Young Father Ravi Kumar Devarapalli of the diocese of Eluru is delighted at his new moped, which he has been able to purchase thanks to the help of ACN‘s benefactors, who gave him 1200 Euros. Now it is much easier for him to visit the Catholic faithful in the surrounding villages.
The parish mission where he works is situated in an underdeveloped, rural region. He has no presbytery of his own, so he has to live in the bishop‘s house. Until now he managed to visit his central parish by using public transport, but in order to reach the villages in the outlying hilly countryside, he had to use a bicycle and battle his way over rough and difficult tracks. This was both exhausting and time-consuming, and besides, some of the villages are a long way from the parish center. There are nine of these villages in which people have already been baptized, and some of them are up to 10 miles (15 km) away, while the other three villages – in which the people are still preparing for baptism – are even up to twice that distance – 20 miles (30 km) away. Almost all the people have to work hard all day, as landless agricultural workers, day laborers or household servants, so that the priest can only visit them in the evenings. As a result, Father Ravi often had to cycle late at night along these long and difficult tracks. And on Sundays and holy days, he would often arrive late for Holy Mass, having been unable to make it on time on his bicycle.

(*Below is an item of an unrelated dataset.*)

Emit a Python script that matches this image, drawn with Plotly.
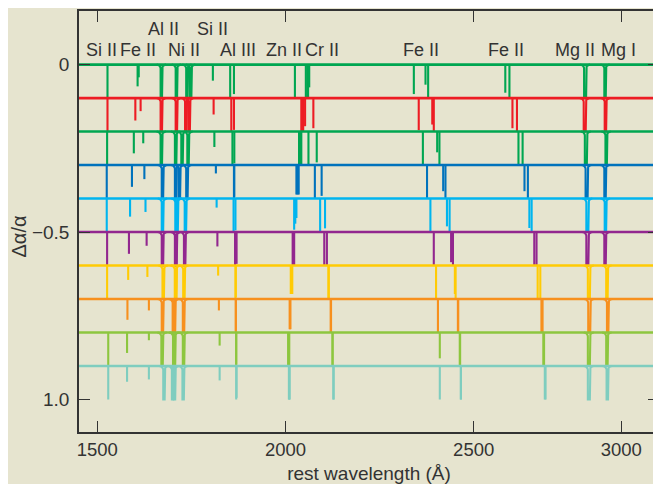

“The people here are very poor and simple, but they are very open to the message of Christ”, Father Ravi explains. But the sects are also beginning to arrive in the region, and if the Church fails, for lack of resources, to provide adequate pastoral care for the people, they may well fall an easy prey to the sects, who often have considerably more money and personnel and who often take people in with their easy and unrealistic promises. But now, thanks to his new moped, Father Ravi can visit the people much more frequently.

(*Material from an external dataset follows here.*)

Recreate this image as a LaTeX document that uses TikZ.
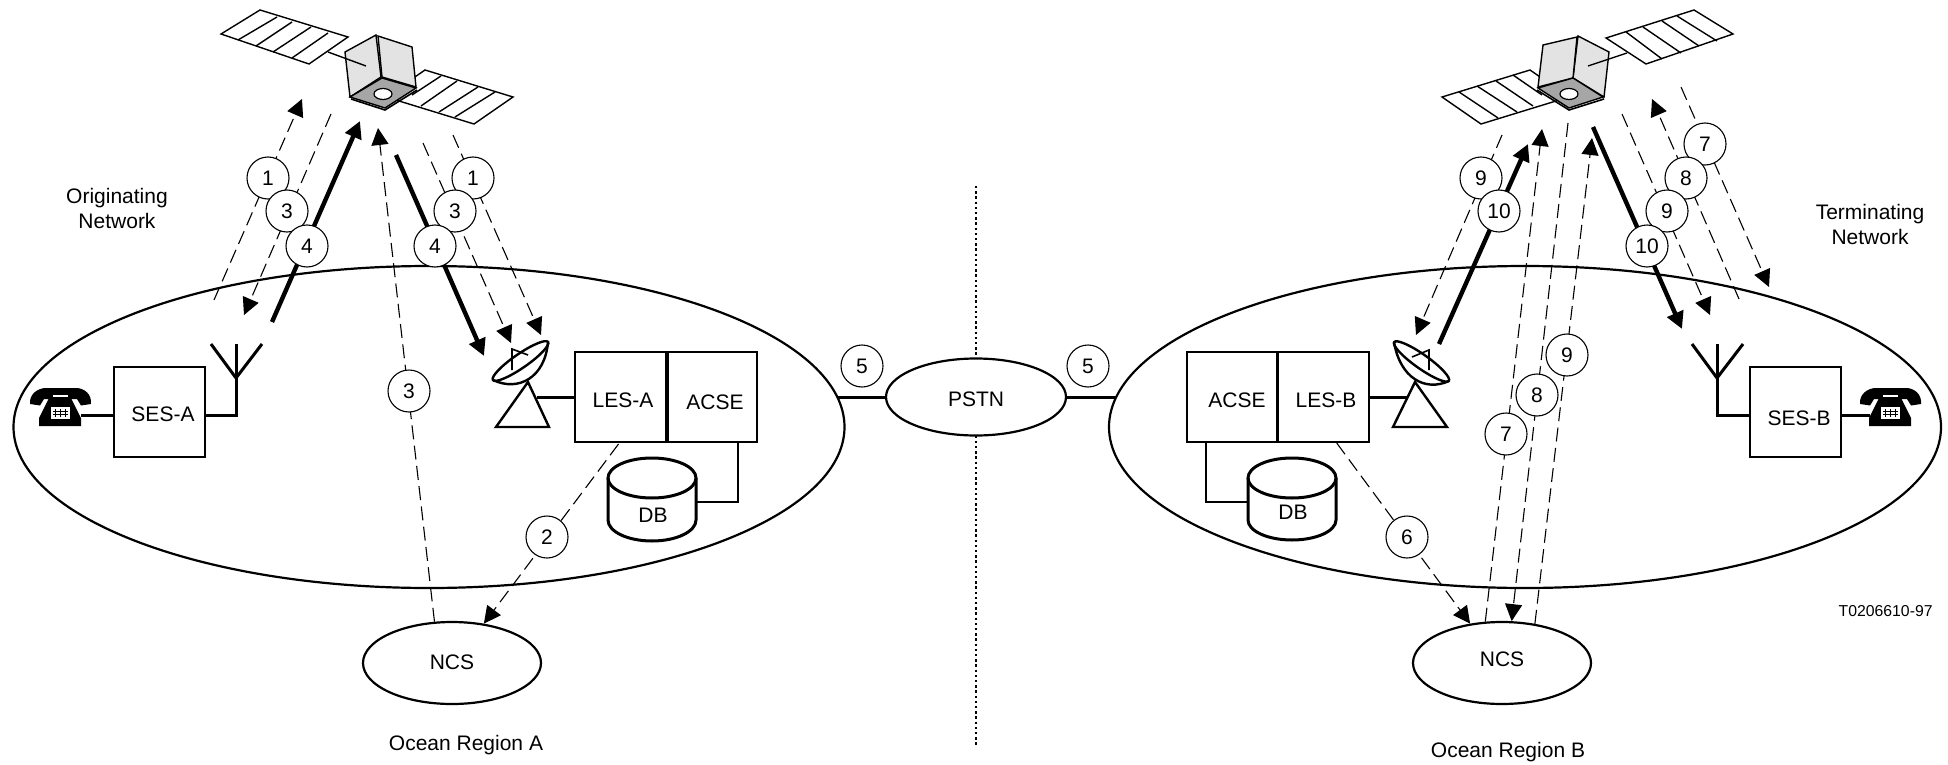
\documentclass[tikz,border=0pt]{standalone}
\usepackage{fontspec}
\setmainfont{Liberation Sans}
\usetikzlibrary{arrows.meta,shapes.geometric}
\tikzset{
  txt/.style={inner sep=0pt,font=\fontsize{10.5}{12.5}\selectfont,align=center},
  smalltxt/.style={inner sep=0pt,font=\fontsize{7.9}{9}\selectfont},
  netw/.style={ellipse,draw,line width=1.1pt,inner sep=0pt,minimum width=415.5pt,minimum height=161pt},
  minor/.style={ellipse,draw,fill=white,line width=1.1pt,inner sep=0pt,minimum width=89pt,minimum height=41pt,font=\fontsize{10.5}{12.5}\selectfont},
  unit/.style={rectangle,draw,line width=1pt,inner sep=0pt,minimum width=45.5pt,minimum height=45pt,font=\fontsize{10.5}{12.5}\selectfont},
  num/.style={circle,draw,fill=white,line width=0.55pt,inner sep=0pt,minimum size=21pt,font=\fontsize{10.5}{12.5}\selectfont},
  wire/.style={line width=1.5pt},
  thinwire/.style={line width=1pt},
  sig/.style={line width=0.55pt,dash pattern=on 7pt off 3.2pt},
  sigarrow/.style={sig,-{Triangle[length=8.5pt,width=8.5pt]}},
  heavy/.style={line width=2.2pt},
  heavyarrow/.style={heavy,-{Triangle[length=8.5pt,width=8.5pt]}},
  panel/.style={line width=0.7pt,fill=white},
  stripe/.style={line width=0.7pt},
  face/.style={line width=0.7pt,fill=black!11},
  under/.style={line width=0.7pt,fill=black!35},
  dishline/.style={line width=1.2pt},
}
\newcommand{\lowered}[2]{\raisebox{\dimexpr-3.75pt-#1\relax}[0pt][0pt]{#2}}
\newcommand{\phoneicon}[2]{%
  \begin{scope}[shift={(#1,#2)}]
    \fill (0,16) .. controls (-1,6) and (8,0) .. (16,0) -- (46,0) .. controls (54,0) and (62,6) .. (61,16) -- (51,17.5) -- (47,11) -- (14,11) -- (10,17.5) -- cycle;
    \fill (9,38) -- (51,38) -- (51,30) -- (41,10) -- (19,10) -- (9,30) -- cycle;
    \draw[white,line width=0.6pt] (23,8) -- (38,8);
    \fill[white] (21,19) rectangle (40,31);
    \draw[line width=0.3pt] (25.5,21) -- (25.5,29) (30.5,21) -- (30.5,29) (35.5,21) -- (35.5,29) (23,23.5) -- (38,23.5) (23,26.5) -- (38,26.5);
  \end{scope}}
\begin{document}
\begin{tikzpicture}[x=0.5pt,y=-0.5pt]
\useasboundingbox (0,0) rectangle (1948,765);

% dotted divider
\coordinate (divtop) at (976,186);
\coordinate (divbot) at (976,747);
\draw[line width=0.6pt,dash pattern=on 1.2pt off 1.4pt] (divtop) -- (divbot);

% networks
\node[netw] (lnet) at (429,427) {};
\node[netw,minimum width=416pt] (rnet) at (1525,427) {};
\node[minor,minimum width=90pt,minimum height=38.5pt] (pstn) at (976,397) {\lowered{1pt}{PSTN}};
\node[minor] (ncsa) at (452,663) {\lowered{-0.5pt}{NCS}};
\node[minor] (ncsb) at (1502,663) {\lowered{-2pt}{NCS}};
\draw[wire,shorten >=-4pt] (pstn.west) -- (pstn.west -| lnet.east);
\draw[wire,shorten >=-4pt] (pstn.east) -- (pstn.east -| rnet.west);

% left satellite
\draw[panel] (221,34) -- (260,10) -- (348,37) -- (309,64) -- cycle;
\draw[stripe] (238,40) -- (277,17) (256,46) -- (292,22) (273,52) -- (311,27) (292,58) -- (328,33);
\draw[panel] (425,70) -- (513,97) -- (474,124) -- (386,97) -- cycle;
\draw[stripe] (441,76) -- (412,95) (457,81) -- (421,106) (478,87) -- (439,112) (495,92) -- (455,117);
\draw[face] (345,52) -- (376,35) -- (381,77) -- (350,97) -- cycle;
\draw[face] (378,36) -- (412,47) -- (416,87) -- (382,77) -- cycle;
\draw[under] (350,97) -- (382,78) -- (416,88) -- (385,108) -- cycle;
\draw[line width=0.8pt] (351,99) -- (385,110) -- (417,90);
\draw[line width=0.6pt,fill=white] (383,94) ellipse [x radius=9,y radius=5.5];
\draw[stripe] (328,52) -- (366,66);

% right satellite
\draw[panel] (1606,38) -- (1694,10) -- (1733,34) -- (1646,64) -- cycle;
\draw[stripe] (1626,32) -- (1662,59) (1643,27) -- (1681,53) (1662,21) -- (1699,46) (1677,16) -- (1717,41);
\draw[panel] (1530,70) -- (1442,97) -- (1481,124) -- (1569,97) -- cycle;
\draw[stripe] (1459,92) -- (1498,118) (1477,86) -- (1517,112) (1496,81) -- (1533,106) (1513,75) -- (1542,95);
\draw[face] (1578,36) -- (1609,52) -- (1604,97) -- (1573,78) -- cycle;
\draw[face] (1543,45) -- (1577,37) -- (1573,78) -- (1538,87) -- cycle;
\draw[under] (1538,88) -- (1573,78) -- (1603,97) -- (1569,108) -- cycle;
\draw[line width=0.8pt] (1537,90) -- (1569,110) -- (1604,99);
\draw[line width=0.6pt,fill=white] (1569,94) ellipse [x radius=9,y radius=5.5];
\draw[stripe] (1627,53) -- (1588,66);

% phones, SES, antennas
\phoneicon{30}{388}
\phoneicon{1860}{388}
\coordinate (phonea) at (81,415);
\coordinate (phoneb) at (1870,415);
\node[unit] (sesa) at (159.5,412) {\hspace*{3.5pt}\lowered{1pt}{SES-A}};
\node[unit] (sesb) at (1795,412) {\hspace*{4pt}\lowered{3pt}{SES-B}};
\coordinate (anta) at (236,415);
\coordinate (antb) at (1717,415);
\draw[wire] (phonea) -- (phonea -| sesa.west);
\draw[wire] (sesa.east |- anta) -- (anta) -- (236,344);
\draw[wire] (211,344) -- (236,378) -- (262,344);
\draw[wire] (phoneb) -- (phoneb -| sesb.east);
\draw[wire] (sesb.west |- antb) -- (antb) -- (1717,344);
\draw[wire] (1692,344) -- (1717,378) -- (1743,344);

% LES / ACSE
\node[unit] (lesa) at (620.5,397) {\hspace*{2.5pt}\lowered{1.5pt}{LES-A}};
\node[unit] (acsea) at (711.5,397) {\hspace*{3.5pt}\lowered{2.5pt}{ACSE}};
\draw[wire] (lesa.north east) -- (lesa.south east);
\node[unit] (acseb) at (1232.5,397) {\hspace*{4.5pt}\lowered{1.5pt}{ACSE}};
\node[unit] (lesb) at (1323.5,397) {\hspace*{2.5pt}\lowered{1.5pt}{LES-B}};
\draw[wire] (lesb.north west) -- (lesb.south west);

% DB
\draw[wire] (608,478) -- (608,520) arc [start angle=180,end angle=360,x radius=44,y radius=-21] -- (696,478);
\draw[wire] (652,478) ellipse [x radius=44,y radius=20];
\node[txt] (dba) at (653,515) {DB};
\coordinate (dbae) at (696,502);
\draw[thinwire] (acsea.-60) |- (dbae);
\draw[wire] (1248,478) -- (1248,520) arc [start angle=180,end angle=360,x radius=44,y radius=-20] -- (1336,478);
\draw[wire] (1292,478) ellipse [x radius=44,y radius=20];
\node[txt] (dbb) at (1293,512) {DB};
\coordinate (dbbw) at (1248,502);
\draw[thinwire] (acseb.-120) |- (dbbw);

% dishes
\coordinate (disha) at (537,397);
\draw[wire] (lesa.west |- disha) -- (disha);
\draw[line width=1.2pt] (528,382) -- (549,427) -- (496,427) -- cycle;
\draw[dishline,fill=white] (493,380) .. controls (518,392) and (545,378) .. (548,342);
\draw[dishline] [rotate around={34.6:(520.5,361)}] (520.5,361) ellipse [x radius=33.5,y radius=7];
\draw[line width=0.8pt] (512,370) -- (512,349) -- (528,355);
\coordinate (dishb) at (1407,397);
\draw[wire] (lesb.east |- dishb) -- (dishb);
\draw[line width=1.2pt] (1415,382) -- (1447,427) -- (1393,427) -- cycle;
\draw[dishline,fill=white] (1394,342) .. controls (1400,378) and (1425,392) .. (1449,381);
\draw[dishline] [rotate around={-35.3:(1421.5,361.5)}] (1421.5,361.5) ellipse [x radius=33.5,y radius=7];
\draw[line width=0.8pt] (1429,370) -- (1429,350) -- (1412,357);

% free ends of the radio paths, left region
\coordinate (a1s) at (214,300); \coordinate (a1e) at (302,99);
\coordinate (a3s) at (331,114); \coordinate (a3e) at (244,315);
\coordinate (a4s) at (272,322); \coordinate (a4e) at (360,121);
\coordinate (b3e) at (378,128);
\coordinate (c4s) at (396,155); \coordinate (c4e) at (484,356);
\coordinate (c3s) at (423,143); \coordinate (c3e) at (511,343);
\coordinate (c1s) at (453,135); \coordinate (c1e) at (541,335);
\draw[sigarrow] (a1s) -- (a1e);
\draw[sigarrow] (a3s) -- (a3e);
\draw[heavyarrow] (a4s) -- (a4e);
\draw[sigarrow] (ncsa.113) -- (b3e);
\draw[heavyarrow] (c4s) -- (c4e);
\draw[sigarrow] (c3s) -- (c3e);
\draw[sigarrow] (c1s) -- (c1e);
\draw[sigarrow] (lesa.south) ++(-2,1) -- (ncsa.51);

% free ends of the radio paths, right region
\coordinate (d9s) at (1502,135); \coordinate (d9e) at (1416,335);
\coordinate (d10s) at (1439,344); \coordinate (d10e) at (1528,144);
\coordinate (e7e) at (1542,129);
\coordinate (e8s) at (1568,123);
\coordinate (e9e) at (1592,138);
\coordinate (f10s) at (1593,127); \coordinate (f10e) at (1682,329);
\coordinate (f9s) at (1622,114); \coordinate (f9e) at (1710,315);
\coordinate (f8s) at (1739,299); \coordinate (f8e) at (1652,99);
\coordinate (f7s) at (1681,87); \coordinate (f7e) at (1769,287);
\draw[sigarrow] (d9s) -- (d9e);
\draw[heavyarrow] (d10s) -- (d10e);
\draw[sigarrow] (ncsb.112.5) -- (e7e);
\draw[sigarrow] (e8s) -- (ncsb.77.6);
\draw[sigarrow] (ncsb.50) -- (e9e);
\draw[heavyarrow] (f10s) -- (f10e);
\draw[sigarrow] (f9s) -- (f9e);
\draw[sigarrow] (f8s) -- (f8e);
\draw[sigarrow] (f7s) -- (f7e);
\draw[sigarrow] (lesb.-74) -- (ncsb.129);

% numbered markers
\node[num] (n1a) at (268,178) {1};
\node[num] (n3a) at (287,211) {3};
\node[num] (n4a) at (307,246) {4};
\node[num] (n1b) at (473,178) {1};
\node[num] (n3b) at (455,211) {3};
\node[num] (n4b) at (435,246) {4};
\node[num] (n3c) at (409,391) {3};
\node[num] (n2) at (547,537) {2};
\node[num] (n5a) at (862,366) {5};
\node[num] (n5b) at (1088,366) {5};
\node[num] (n6) at (1407,537) {6};
\node[num] (n9a) at (1481,178) {9};
\node[num] (n10a) at (1499,211) {10};
\node[num] (n7a) at (1506,434) {7};
\node[num] (n8a) at (1537,395) {8};
\node[num] (n9b) at (1567,355) {9};
\node[num] (n7b) at (1705,144) {7};
\node[num] (n8b) at (1686,178) {8};
\node[num] (n9c) at (1667,211) {9};
\node[num] (n10b) at (1647,246) {10};

% captions
\node[txt] (orig) at (117,208) {Originating\\Network};
\node[txt] (term) at (1870,224) {Terminating\\Network};
\node[txt] (oca) at (466,745) {Ocean Region A};
\node[txt] (ocb) at (1508,752) {Ocean Region B};
\node[smalltxt,anchor=east] (ref) at (1933,611) {T0206610-97};
\end{tikzpicture}
\end{document}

“I am very happy to be able to exercise my priestly ministry here” says Father Ravi, who was ordained to the priesthood only in 2016. And he asks us to convey his thanks to our benefactors and tell them this: “Many people make decisions that change people‘s lives. Thank you for being such people! Your generosity will help me and our diocese to do the same for others. Thanks to your generosity we can go on helping to improve the lives of the Catholic faithful, above all in a spiritual sense. Thank you again for your goodness and kindheartedness!”